Tuesday, September 9, 2008

Wading through the Web

So many search results, so little time. This is a common frustration for many who search for information on the World Wide Web, and especially for those whose searches are specific to an industry or a topic.

Take, for example, a search for the word ‘title’ on popular search engines such as Google, Yahoo!, or MSN. The majority of the search results include sites for boxing equipment and associations, HTML document structure, vehicle registration and title information, online book titles, a few businesses with ‘Title’ in their names, and the Wikipedia definition for ‘title’ as the prefix or suffix of a person’s name.

What’s missing is a context for the search, such as real estate property title. Adding these three words resulted in—after some additional scrolling — a link to home infomax.com, an online repository of real property records in the United States.

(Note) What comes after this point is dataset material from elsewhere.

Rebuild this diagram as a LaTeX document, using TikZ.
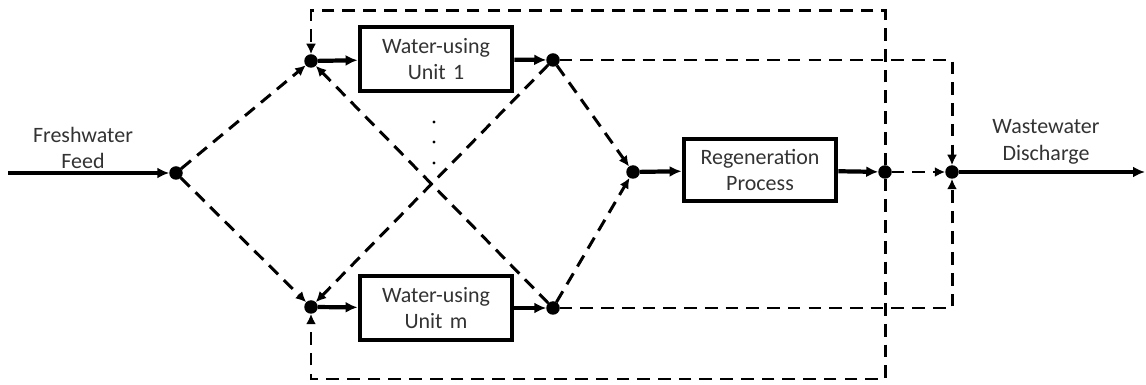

Vertical search engines — also known as specialty search engines — narrow the scope of a search to information specific to a particular business, industry, or topic. A growing trend that helps Web users make the most of their time online, vertical search engines have already narrowed the search to a specific industry or topic — the context — where as traditional ‘horizontal’ search engines such as Google, Yahoo!, MSN, or even Ask.com produce results from a multitude of Web pages that may or may not be related to the context of the search.

Vertical search engines limit the results to a specific set of content directly related to the topic or industry of query, and most include results aggregated from multiple sites on the Internet.